Unbelievably, I only realised I had gotten lost trying to find Shukkei-en when I saw the Ichiran ramen place along Hondori. I don’t know how I managed to walk in the wrong direction but I’m not much of a garden person and I would be seeing Koraku-en later on anyway so I decided not to backtrack and stopped at the restaurant to eat instead. For anyone who is interested though, right next to Shukkei-en there is the school Sadako Sasaki used to go to, there’s a statue of her at the entrance.

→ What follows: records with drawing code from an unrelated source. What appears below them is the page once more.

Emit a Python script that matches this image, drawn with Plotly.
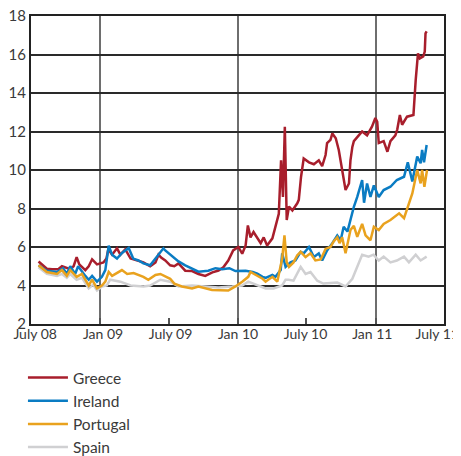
import plotly.graph_objects as go

greece_dates = ["2008-07-21","2008-08-12","2008-08-26","2008-09-11","2008-09-21","2008-10-03","2008-10-13","2008-10-22","2008-10-30","2008-11-06","2008-11-22","2008-12-01","2008-12-10","2008-12-23","2009-01-01","2009-01-09","2009-01-17","2009-01-22","2009-02-01","2009-02-14","2009-02-23","2009-03-08","2009-03-22","2009-04-09","2009-04-25","2009-05-13","2009-05-27","2009-06-04","2009-06-11","2009-06-22","2009-07-05","2009-07-16","2009-07-27","2009-08-14","2009-09-01","2009-09-18","2009-10-06","2009-10-25","2009-11-10","2009-11-23","2009-12-06","2009-12-19","2010-01-02","2010-01-12","2010-01-21","2010-01-27","2010-02-03","2010-02-11","2010-02-20","2010-03-02","2010-03-10","2010-03-19","2010-04-02","2010-04-10","2010-04-15","2010-04-19","2010-04-25","2010-04-30","2010-05-05","2010-05-10","2010-05-16","2010-05-25","2010-06-07","2010-06-11","2010-06-17","2010-06-24","2010-07-08","2010-07-21","2010-08-03","2010-08-12","2010-08-21","2010-08-25","2010-09-03","2010-09-08","2010-09-17","2010-09-25","2010-10-04","2010-10-13","2010-10-22","2010-10-26","2010-10-31","2010-11-04","2010-11-17","2010-11-26","2010-12-09","2010-12-22","2010-12-31","2011-01-05","2011-01-09","2011-01-22","2011-02-01","2011-02-09","2011-02-22","2011-02-27","2011-03-06","2011-03-12","2011-03-25","2011-04-11","2011-04-17","2011-04-23","2011-04-28","2011-05-07","2011-05-11","2011-05-13","2011-05-16"]
greece_vals = [5.25,4.87,4.85,4.85,5.0,4.9,4.85,5.0,5.47,5.1,4.8,5.0,5.36,5.1,5.15,5.2,5.4,5.88,5.6,5.93,5.6,5.88,5.4,5.3,5.2,5.0,5.2,5.6,5.45,5.3,5.05,5.0,5.15,4.77,4.75,4.6,4.5,4.68,4.78,4.95,5.3,5.82,6.0,5.65,6.08,7.12,6.5,6.78,6.52,6.2,6.5,6.08,6.45,7.0,7.4,7.73,10.5,8.6,12.25,7.4,8.1,7.9,8.27,8.45,9.65,10.6,10.4,10.3,10.5,10.2,10.78,11.4,11.57,11.9,11.65,11.04,10.0,8.96,9.3,10.5,11.2,11.5,11.8,12.0,11.8,12.25,12.7,12.5,11.4,11.5,10.95,11.5,11.8,12.1,12.86,12.35,12.77,12.86,14.68,16.06,15.8,15.9,16.15,17.1,17.2]

ireland_dates = ["2008-07-21","2008-08-12","2008-09-08","2008-09-24","2008-10-04","2008-10-13","2008-10-26","2008-11-03","2008-11-22","2008-12-01","2008-12-10","2008-12-23","2009-01-05","2009-01-14","2009-01-23","2009-02-01","2009-02-14","2009-02-28","2009-03-17","2009-03-29","2009-04-12","2009-04-25","2009-05-13","2009-06-04","2009-06-17","2009-06-22","2009-07-05","2009-07-27","2009-08-14","2009-09-01","2009-09-18","2009-10-14","2009-11-02","2009-11-20","2009-12-09","2009-12-25","2010-01-21","2010-02-09","2010-02-21","2010-03-07","2010-03-15","2010-04-02","2010-04-10","2010-04-24","2010-04-28","2010-05-07","2010-05-20","2010-06-02","2010-06-16","2010-06-24","2010-07-08","2010-07-21","2010-08-03","2010-08-12","2010-08-25","2010-09-08","2010-09-21","2010-09-30","2010-10-08","2010-10-18","2010-10-26","2010-11-04","2010-11-13","2010-11-26","2010-12-01","2010-12-09","2010-12-18","2010-12-27","2011-01-09","2011-01-22","2011-02-09","2011-02-26","2011-03-17","2011-03-27","2011-04-08","2011-04-21","2011-04-30","2011-05-04","2011-05-09","2011-05-16"]
ireland_vals = [5.05,4.77,4.7,4.9,4.6,5.0,4.6,5.0,4.5,4.3,4.5,4.2,4.45,4.8,6.07,5.6,5.4,5.7,5.95,5.4,5.3,5.15,5.05,5.6,5.93,5.82,5.6,5.25,5.05,4.88,4.72,4.77,4.9,4.85,4.9,4.75,4.77,4.7,4.62,4.45,4.4,4.55,4.45,4.8,5.67,4.97,5.2,5.3,5.75,5.67,6.0,5.48,5.67,5.3,5.82,6.2,6.6,6.35,7.05,6.8,7.4,8.09,8.6,9.48,8.3,9.3,8.6,9.2,8.6,8.96,9.13,9.48,9.65,10.4,9.4,10.7,10.35,11.04,10.4,11.3]

portugal_dates = ["2008-07-21","2008-08-12","2008-09-08","2008-09-21","2008-10-04","2008-10-13","2008-10-30","2008-11-13","2008-12-01","2008-12-10","2008-12-23","2009-01-05","2009-01-14","2009-01-23","2009-02-01","2009-02-27","2009-03-13","2009-03-30","2009-04-25","2009-05-08","2009-05-27","2009-06-09","2009-07-05","2009-07-16","2009-08-05","2009-09-01","2009-09-18","2009-10-24","2009-12-06","2009-12-25","2010-01-12","2010-01-28","2010-02-03","2010-02-16","2010-03-07","2010-03-15","2010-04-02","2010-04-15","2010-04-28","2010-05-04","2010-05-10","2010-05-16","2010-05-28","2010-06-07","2010-06-16","2010-06-29","2010-07-12","2010-07-25","2010-08-08","2010-08-21","2010-09-03","2010-09-12","2010-09-21","2010-09-27","2010-10-04","2010-10-13","2010-10-26","2010-11-04","2010-11-13","2010-11-26","2010-12-05","2010-12-18","2010-12-27","2011-01-09","2011-01-22","2011-02-09","2011-03-04","2011-03-17","2011-03-27","2011-04-08","2011-04-21","2011-04-30","2011-05-04","2011-05-10","2011-05-17"]
portugal_vals = [5.05,4.7,4.6,4.8,4.5,4.8,4.45,4.6,4.0,4.3,3.85,4.0,4.2,4.7,4.5,4.8,4.6,4.65,4.45,4.3,4.55,4.6,4.35,4.1,3.95,3.85,3.95,3.77,3.74,3.95,4.2,4.45,4.7,4.55,4.35,4.2,4.45,4.2,5.4,6.6,5.2,4.97,5.2,5.57,5.75,5.48,5.67,5.3,5.35,5.9,6.0,6.3,6.5,6.2,6.5,5.67,6.88,7.1,6.53,7.2,6.6,6.35,7.05,6.88,7.2,7.4,7.75,7.5,8.09,8.78,10.0,9.3,10.0,9.13,10.0]

spain_dates = ["2008-07-21","2008-08-12","2008-09-08","2008-09-21","2008-10-04","2008-10-13","2008-10-30","2008-11-13","2008-12-01","2008-12-13","2008-12-23","2009-01-05","2009-01-18","2009-01-27","2009-02-23","2009-03-22","2009-04-25","2009-05-13","2009-06-09","2009-07-05","2009-07-27","2009-09-01","2009-10-06","2009-11-10","2009-12-16","2010-01-12","2010-01-28","2010-02-25","2010-03-15","2010-04-05","2010-04-28","2010-05-07","2010-05-15","2010-05-28","2010-06-10","2010-06-16","2010-06-29","2010-07-12","2010-07-30","2010-08-15","2010-09-21","2010-10-13","2010-10-31","2010-11-13","2010-11-26","2010-12-13","2010-12-26","2011-01-09","2011-01-22","2011-02-09","2011-02-26","2011-03-17","2011-03-30","2011-04-17","2011-04-30","2011-05-16"]
spain_vals = [4.95,4.6,4.5,4.6,4.4,4.6,4.3,4.4,3.85,4.05,3.75,3.95,4.0,4.3,4.2,4.0,3.95,4.0,4.3,4.2,3.95,4.0,3.95,3.9,3.95,4.0,4.2,4.0,3.85,3.85,4.0,4.3,4.3,4.25,4.7,4.97,4.6,4.7,4.25,4.1,4.15,3.95,4.35,4.97,5.6,5.5,5.6,5.3,5.5,5.2,5.3,5.5,5.2,5.6,5.3,5.5]

tick_dates = ["2008-07-01","2009-01-01","2009-07-01","2010-01-01","2010-07-01","2011-01-01","2011-07-01"]
tick_labels = ["July 08","Jan 09","July 09","Jan 10","July 10","Jan 11","July 11"]
# labels in the source sit evenly spaced, slightly off their ticks
label_dates = ["2008-07-12","2009-01-08","2009-07-06","2010-01-01","2010-06-29","2010-12-23","2011-06-13"]
grid_dates = ["2009-01-01","2010-01-01","2011-01-01"]
y_ticks = [2,4,6,8,10,12,14,16,18]

FONT = "Lato, 'Open Sans', sans-serif"
fig = go.Figure()
series = [
    ("Spain", spain_dates, spain_vals, "#D0D0D2", 4),
    ("Greece", greece_dates, greece_vals, "#A81E2C", 1),
    ("Ireland", ireland_dates, ireland_vals, "#0A7CC3", 2),
    ("Portugal", portugal_dates, portugal_vals, "#E9A21E", 3),
]
for name, d, v, c, rank in series:
    fig.add_trace(go.Scatter(x=d, y=v, mode="lines", name=name,
                             line=dict(color=c, width=2.5), legendrank=rank))
# empty trace so the label-only axis is drawn
fig.add_trace(go.Scatter(x=[], y=[], xaxis="x2", yaxis="y", showlegend=False,
                         hoverinfo="skip", mode="lines"))

XRANGE = ["2008-07-01", "2011-07-01"]
# the page body has an 8px default margin, so the figure is 8px smaller
fig.update_layout(
    width=453, height=448,
    margin=dict(l=23, r=17, t=8, b=132, autoexpand=False),
    paper_bgcolor="white", plot_bgcolor="white",
    font=dict(family=FONT, color="#3a3a3a", size=14),
    showlegend=True,
    legend=dict(orientation="v", xref="container", yref="container",
                x=0.033, y=0.212, xanchor="left", yanchor="top",
                font=dict(size=15.5, color="#3a3a3a"), itemwidth=40,
                tracegroupgap=0, bgcolor="rgba(0,0,0,0)"),
    xaxis=dict(type="date", range=XRANGE, automargin=False,
               tickvals=tick_dates, showticklabels=False,
               ticks="inside", ticklen=6, tickcolor="#555", tickwidth=1.5,
               showgrid=False, showline=True, linecolor="#222", linewidth=2, mirror=True,
               zeroline=False,
               minor=dict(tickvals=grid_dates, showgrid=True, gridcolor="#6e6e6e", gridwidth=1.5, ticks="")),
    xaxis2=dict(type="date", range=XRANGE, overlaying="x", anchor="y", side="bottom",
                automargin=False, tickvals=label_dates, ticktext=tick_labels,
                ticks="", showgrid=False, showline=False, zeroline=False,
                ticklabeloverflow="allow", tickfont=dict(size=14)),
    yaxis=dict(range=[2, 18], tickvals=y_ticks, ticks="", showgrid=True, automargin=False,
               ticklabeloverflow="allow",
               gridcolor="#2a2a2a", gridwidth=1.5, showline=True, linecolor="#222",
               linewidth=2, mirror=True, zeroline=False, tickfont=dict(size=15)),
)
# hide the page scrollbar so it does not clip the right edge
fig.write_html("out.html", post_script="document.documentElement.style.overflow='hidden';document.body.style.overflow='hidden';")
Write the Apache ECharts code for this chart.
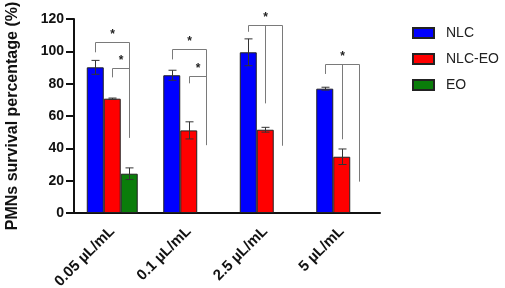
<!DOCTYPE html>
<html>
<head>
<meta charset="utf-8">
<script src="https://cdn.jsdelivr.net/npm/echarts@6/dist/echarts.min.js"></script>
<style>html,body{margin:0;padding:0;background:#fff}#c{width:505px;height:288px}</style>
</head>
<body>
<div id="c"></div>
<script>
const categories = ['0.05 µL/mL', '0.1 µL/mL', '2.5 µL/mL', '5 µL/mL'];
const seriesNames = ['NLC', 'NLC-EO', 'EO'];
const nlc = [90.1, 85.2, 99.4, 76.9];
const nlcEo = [70.7, 51.1, 51.5, 34.8];
const eo = [24.3, null, null, null];
const nlcErr = [4.3, 3.1, 8.3, 0.9];
const nlcEoErr = [0.4, 5.3, 1.5, 4.8];
const eoErr = [3.6, null, null, null];
const yTicks = [0, 20, 40, 60, 80, 100, 120];
// brackets: [category, fromBar, toBar, topValue, fromLegBottom, toLegBottom, midLegBottom]
const brackets = [
  [0, 0, 2, 105.7, 99.4, 46.6, null],
  [0, 1, 2, 89.5, 83.9, 46.6, null],
  [1, 0, 2, 101.2, 95.0, 42.0, null],
  [1, 1, 2, 84.9, 80.2, 42.0, null],
  [2, 0, 2, 116.3, 112.1, 41.6, 67.8],
  [3, 0, 2, 92.1, 86.0, 19.4, 45.6]
];

const BAR_FRAC = 0.222;
const colors = ['#0000ff', '#ff0000', '#0a7d0a'];
const FONT = 'Liberation Sans, Arial, sans-serif';
const values = [nlc, nlcEo, eo];
const errs = [nlcErr, nlcEoErr, eoErr];

const errData = [];
values.forEach((arr, b) => arr.forEach((v, i) => {
  if (v != null && errs[b][i] != null) errData.push([i, b, v, errs[b][i]]);
}));

function barX(api, cat, bar, val) {
  const p = api.coord([cat, val]);
  const bw = api.size([1, 0])[0] * BAR_FRAC;
  return [p[0] + (bar - 1) * bw, p[1]];
}

const chart = echarts.init(document.getElementById('c'), null, {renderer: 'canvas'});
chart.setOption({
  animation: false,
  textStyle: {fontFamily: FONT},
  grid: {left: 74, right: 125, top: 19, bottom: 75, outerBoundsMode: 'none', containLabel: false},
  legend: {
    orient: 'vertical', left: 412, top: 26, padding: 0,
    itemWidth: 21, itemHeight: 10, itemGap: 12,
    icon: 'rect',
    data: seriesNames,
    textStyle: {fontSize: 14, color: '#222', fontFamily: FONT, padding: [0, 0, 0, 7]}
  },
  xAxis: {
    type: 'category', data: categories,
    axisLine: {lineStyle: {color: '#111', width: 2}},
    axisTick: {alignWithLabel: true, length: 7, lineStyle: {width: 2, color: '#111'}},
    axisLabel: {rotate: 45, margin: 16, fontSize: 15, fontWeight: 'bold', color: '#111', fontFamily: FONT, interval: 0}
  },
  yAxis: {
    type: 'value', min: yTicks[0], max: yTicks[yTicks.length - 1], interval: 20,
    name: 'PMNs survival percentage (%)', nameLocation: 'middle', nameGap: 53,
    nameTextStyle: {fontSize: 16, fontWeight: 'bold', color: '#111', fontFamily: FONT},
    splitLine: {show: false},
    axisLine: {show: true, lineStyle: {color: '#111', width: 2}},
    axisTick: {show: true, length: 8, lineStyle: {width: 2, color: '#111'}},
    axisLabel: {fontSize: 14, fontWeight: 'bold', color: '#111', margin: 10, fontFamily: FONT}
  },
  series: [
    ...seriesNames.map((n, b) => ({
      name: n, type: 'bar', data: values[b],
      barWidth: (BAR_FRAC * 100) + '%', barGap: '0%',
      itemStyle: {color: colors[b], borderColor: '#222', borderWidth: 1}
    })),
    {
      type: 'custom', name: 'err', data: errData, z: 5,
      encode: {x: 0, y: 2},
      renderItem: function (params, api) {
        const cat = api.value(0), bar = api.value(1), v = api.value(2), e = api.value(3);
        const t = barX(api, cat, bar, v + e), bt = barX(api, cat, bar, v - e);
        const x = Math.round(t[0]) + 0.5, cap = 4;
        const st = {stroke: '#333', lineWidth: 1};
        return {type: 'group', children: [
          {type: 'line', shape: {x1: x, y1: t[1], x2: x, y2: bt[1]}, style: st},
          {type: 'line', shape: {x1: x - cap, y1: t[1], x2: x + cap, y2: t[1]}, style: st},
          {type: 'line', shape: {x1: x - cap, y1: bt[1], x2: x + cap, y2: bt[1]}, style: st}
        ]};
      }
    },
    {
      type: 'custom', name: 'sig', data: brackets, z: 6, clip: false,
      encode: {x: 0, y: 3},
      renderItem: function (params, api) {
        const cat = api.value(0), from = api.value(1), to = api.value(2), top = api.value(3);
        const a = barX(api, cat, from, top), b = barX(api, cat, to, top);
        const aB = barX(api, cat, from, api.value(4)), bB = barX(api, cat, to, api.value(5));
        const st = {stroke: '#7a7a7a', lineWidth: 1, fill: null};
        const ax = Math.round(a[0]) + 0.5, bx = Math.round(b[0]) + 0.5, ty = Math.round(a[1]) + 0.5;
        const children = [
          {type: 'polyline', shape: {points: [[ax, aB[1]], [ax, ty], [bx, ty], [bx, bB[1]]]}, style: st}
        ];
        const mid = api.value(6);
        let starX = (ax + bx) / 2;
        if (mid != null && !isNaN(mid)) {
          const m = barX(api, cat, (from + to) / 2, mid);
          const mx = Math.round(m[0]) + 0.5;
          children.push({type: 'line', shape: {x1: mx, y1: ty, x2: mx, y2: m[1]}, style: st});
          starX = mx;
        }
        children.push({type: 'text', style: {text: '*', x: starX, y: ty - 2, align: 'center', verticalAlign: 'bottom',
          fontSize: 12, fontWeight: 'bold', fill: '#222', fontFamily: FONT}});
        return {type: 'group', children};
      }
    }
  ]
});
</script>
</body>
</html>
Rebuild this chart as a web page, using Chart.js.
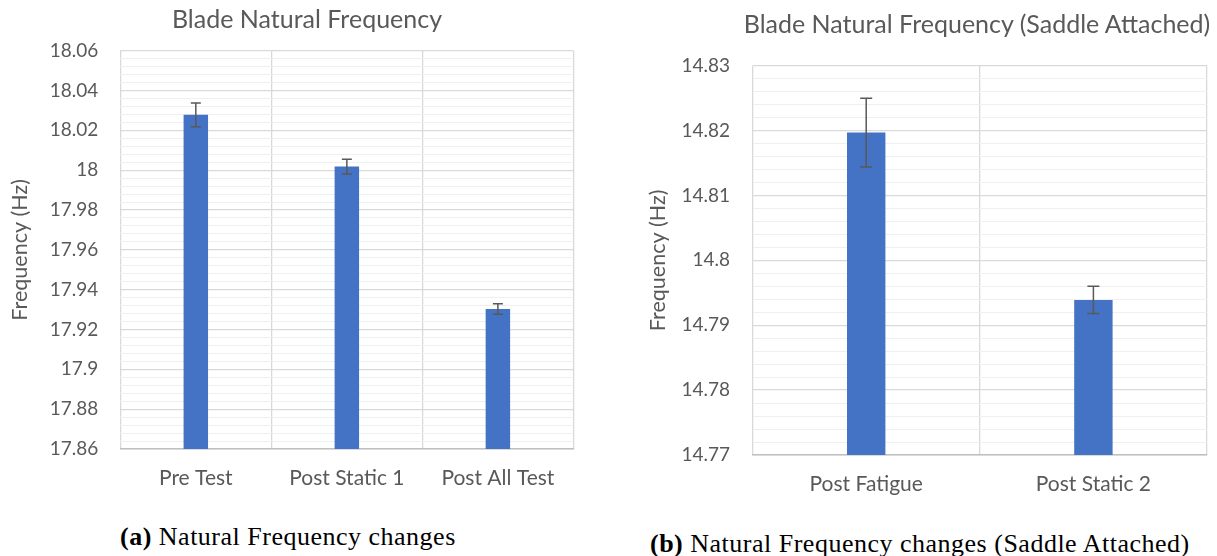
<!DOCTYPE html>
<html>
<head>
<meta charset="utf-8">
<title>Blade Natural Frequency</title>
<script src="https://cdn.jsdelivr.net/npm/chart.js@4"></script>
<style>
  body { margin:0; width:1217px; height:556px; overflow:hidden; background:#fff; position:relative; }
  canvas { position:absolute; top:0; }
  .ttl { position:absolute; font-family:Lato, sans-serif; font-size:25px; line-height:30px; color:#595959; white-space:nowrap; transform:translateX(-50%); }
  .cap { position:absolute; font-family:"Liberation Serif", serif; font-size:26px; letter-spacing:0.5px; color:#000; white-space:nowrap; line-height:30px; }
</style>
</head>
<body>
<canvas id="chart-a" width="614" height="500" style="left:0"></canvas>
<canvas id="chart-b" width="577" height="500" style="left:640px"></canvas>
<div class="ttl" style="left:307px;top:2.6px">Blade Natural Frequency</div>
<div class="ttl" style="left:977px;top:7.8px">Blade Natural Frequency (Saddle Attached)</div>
<div class="cap" style="left:120px;top:522px"><b>(a)</b> Natural Frequency changes</div>
<div class="cap" style="left:650px;top:529px"><b>(b)</b> Natural Frequency changes (Saddle Attached)</div>

<script>
// chart (a)
var labelsA = ["Pre Test", "Post Static 1", "Post All Test"];
var valuesA = [18.0278, 18.0018, 17.9303];
var errorsA = [0.0060, 0.0037, 0.0026];

// chart (b)
var labelsB = ["Post Fatigue", "Post Static 2"];
var valuesB = [14.8197, 14.7939];
var errorsB = [0.0053, 0.0021];

var grey = "#595959";

// simple error bars drawn with the y scale
var errorBarPlugin = {
    id: "errorBars",
    afterDatasetsDraw: function(chart, args, opts) {
        var ctx = chart.ctx, y = chart.scales.y;
        var vals = chart.data.datasets[0].data;
        chart.getDatasetMeta(0).data.forEach(function(bar, i) {
            var top = y.getPixelForValue(vals[i] + opts.errors[i]);
            var bot = y.getPixelForValue(vals[i] - opts.errors[i]);
            ctx.save();
            ctx.strokeStyle = grey;
            ctx.lineWidth = 1.5;
            ctx.beginPath();
            ctx.moveTo(bar.x, top); ctx.lineTo(bar.x, bot);
            ctx.moveTo(bar.x - opts.cap, top); ctx.lineTo(bar.x + opts.cap, top);
            ctx.moveTo(bar.x - opts.cap, bot); ctx.lineTo(bar.x + opts.cap, bot);
            ctx.stroke();
            ctx.restore();
        });
    }
};

function loadFreqChart(id, labels, values, errors, s) {
    var isMajor = function(v) { return Math.round(v * 1000) % s.major === 0; };
    new Chart(document.getElementById(id), {
        type: "bar",
        data: {
            labels: labels,
            datasets: [{
                data: values,
                backgroundColor: "#4472C4",
                barPercentage: s.barPct,
                categoryPercentage: 1
            }]
        },
        options: {
            responsive: false,
            animation: false,
            layout: { padding: { left: 0, right: s.padRight, top: s.padTop, bottom: 0 } },
            plugins: {
                legend: { display: false },
                tooltip: { enabled: false },
                title: { display: false },
                errorBars: { errors: errors, cap: s.cap }
            },
            scales: {
                x: {
                    grid: { color: "#d9d9d9", lineWidth: 1.3, drawTicks: false },
                    border: { color: "#bfbfbf", width: 1.5 },
                    ticks: { color: grey, padding: 17, font: { family: "Lato", size: 21 } },
                    afterFit: function(scale) { scale.height = s.xHeight; }
                },
                y: {
                    min: s.min,
                    max: s.max,
                    grid: {
                        drawTicks: false,
                        color: function(c) { return isMajor(c.tick.value) ? "#d9d9d9" : "#efefef"; },
                        lineWidth: function(c) { return isMajor(c.tick.value) ? 1.3 : 1; }
                    },
                    border: { display: false },
                    ticks: {
                        stepSize: s.step,
                        autoSkip: false,
                        color: grey,
                        padding: s.tickPad,
                        font: { family: "Lato", size: 19 },
                        callback: function(v) { return isMajor(v) ? String(parseFloat(v.toFixed(3))) : ""; }
                    },
                    title: {
                        display: true,
                        text: "Frequency (Hz)",
                        color: grey,
                        font: { family: "Lato", size: 21.5, weight: "normal" },
                        padding: { top: s.yTitlePad, bottom: 0 }
                    },
                    afterFit: function(scale) { scale.width = s.yWidth; }
                }
            }
        },
        plugins: [errorBarPlugin]
    });
}

document.fonts.load("19px Lato").then(function() {
    loadFreqChart("chart-a", labelsA, valuesA, errorsA, {
        min: 17.86, max: 18.06, step: 0.004, major: 20,
        barPct: 0.162, cap: 5, padTop: 50.7, padRight: 40.6, yWidth: 120.3, tickPad: 22,
        yTitlePad: 6.7, xHeight: 51
    });
    loadFreqChart("chart-b", labelsB, valuesB, errorsB, {
        min: 14.77, max: 14.83, step: 0.002, major: 10,
        barPct: 0.169, cap: 6, padTop: 65.7, padRight: 10, yWidth: 112.6, tickPad: 22.6,
        yTitlePad: 5.1, xHeight: 45
    });
});
</script>
</body>
</html>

Ichiran is a chain of ramen restaurants popular especially for people going solo. At the entrance there is a vending machine where I asked and paid for what I wanted (there are pictures, I got a bowl with an extra egg), the machine printed out a piece of paper that I picked up and, after looking at a board displaying which seats were empty, I walked into the restaurant and sat down. The restaurant is a line of individual cubicles, a wall in front and at both sides, giving every person a sense of privacy.
I had been to the Ichiran near Shibuya Crossing in Tokyo on my first trip so I knew what to do already. There was a sheet of paper waiting for me on the table that I had to fill in with my personal preferences of spiciness, amount of water and whatever else was customisable. It was only in Japanese though, so I circled randomly (Tokyo has an English option) and rang the button once I was done. A few seconds later someone from behind the counter opened the small curtain in front of me and took my sheet of paper and the ticket from the vending machine. I couldn’t see their face, they couldn’t see mine, and I didn’t have to talk to anyone. When my food came a short while after I had apparently ordered a big spicy bowl so I made the most of the free refillable water at the side to make sure I finished it.
I walked around Hondori for a while, re-visiting Daiso, before making my way back to my hostel. The lump that had appeared on the side of my foot after my hike up Mt.Shosha was finally starting to disappear and I could walk longer distances before it started to hurt, but I was still in need of a sit-down. Especially because the next day I’d be waking up early and spending the day walking around Miyajima!